Kadıköy'de yer alan Bulvar Çarşısı'nın en alt katı 10 yıldır farklı tiyatrolara ev sahipliği yaptı. Atıl bir bodrum kat iken tiyatroya dönüştürülen yerde şu an Feyman Kültür Merkezi (Feyk Sahne) çalışma yürütüyor.
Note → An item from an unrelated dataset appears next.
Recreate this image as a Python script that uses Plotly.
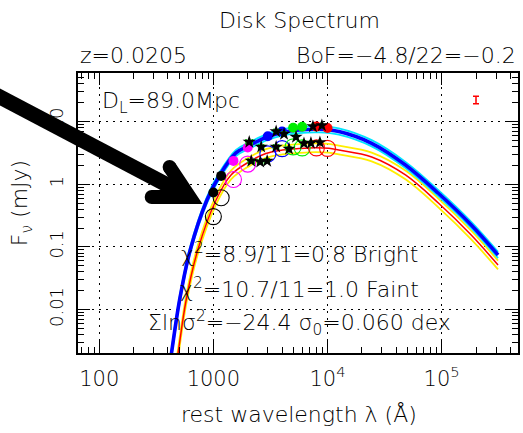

“Çukurova Üniversitesi Devlet Konservatuarı'nda tiyatro okudum. Kartal'da özel tiyatrolarda yetiştim. Amatör tiyatro kültüründen geldiğim için de özerk bir sahne açma hayalim vardı.” diyen tiyatrocu Ercan Özdal, Feyk Sahne’nin öyküsünü şöyle anlatıyor: “Biz 5-6 arkadaş sıfır bütçe ile 2022 yılının Nisan ayı başında bu işe giriştik. Kiraladığımız zaman bakımsızdı, damı akıtıyordu, zemini çürümüştü. Her yer kötü durumdaydı. Eş, dost ve sanatsever insanların maddi ve manevi desteğiyle 7-8 ay süren tadilat işinden sonra mekanı işlenir hale getirdik.”
“ÇOK KELİMENİN PEŞİNE DÜŞTÜK”
Ercan Özdal, “Çok isim düşündük. Çok kelimenin peşine düştük. İçimize sinen bir şey bulamadık. Sponsorumuzun birkaç heceyi bir araya getirmesiyle Feyman ismini bulduk. Feyman da yaptığı işte ahlaki olgunlaşmayı hedeflemek anlamını taşıyor. Biz de ahlaken olgunlaşmayı ve olgunlaştırmayı hedefleyen bir tiyatro ekibi olarak bu kelimeyi sevdik. Asıl bizi cezbeden kısaltması oldu. Feyk ‘sahte’ demek. Tiyatro hakikati gösterme sanatıdır. Böyle ironik bir ismimiz var.” ifadelerini kullandı.
“KOLEKTİF BİLİNÇLE YOLA ÇIKTIK”
Hem yetişkin hem çocuk oyunları sahnelediklerini dile getiren Özdal, şöyle devam etti: “Misafir ekipleri de ağırlıyoruz. Şubat ayının 4'ünde ilk oyunumuzu oynadık. Sonra deprem nedeniyle ara verdik. Mart ayı başında yeniden başladık. Nisan yoğun geçiyor, mayıs da yoğun olacak. Delil Yetersizliği oyunumuz devam ediyor. Yeni oyunumuz da yolda. Çekirdek bir kadromuz var. Ama geniş bir ekibiz. Gönüllü olarak destekleyen çok kişi var. Kolektif bir bilinç ile başladık. Öyle de devam ediyoruz. ”
“SANAT İYİLEŞTİRİR”
Feyk Sahne'nin gönüllü destekçilerinden biri de çevre eylemlerinin Don Kişot'u olarak tanınan Osman Akkuş. Akkuş, Feyman Kültür Merkezi ile yollarının kesişmesini şöyle anlatıyor: “Bir yıldır lenf kanseri tedavisi görüyorum. Sosyalleşmek istediğim için de kafe gibi bir yer açmak istedim. Yer için de Bulvar Çarşısı'nın alt katına bakmaya gitmiştim. El arabasıyla çimento ve kum taşıyorlardı. Ne var diye sordum. Kültür merkezi açılıyor dediler. Devralmak için gittiğim yer kafamda bitti. Buranın bir hamala ve abiye ihtiyacı var dedim. O gün bugündür buradayım. 4 ay oldu. Kantine bakıyorum. Çocukların işlerine odaklanması için angarya olarak görülen yorucu işleri omuzluyorum. Kısacası yük alıyorum. Kemoterapi görüyorum. Son bulgular iyi çıktı. Burası bana da iyi geldi. Sanat iyileştirir diyorum.”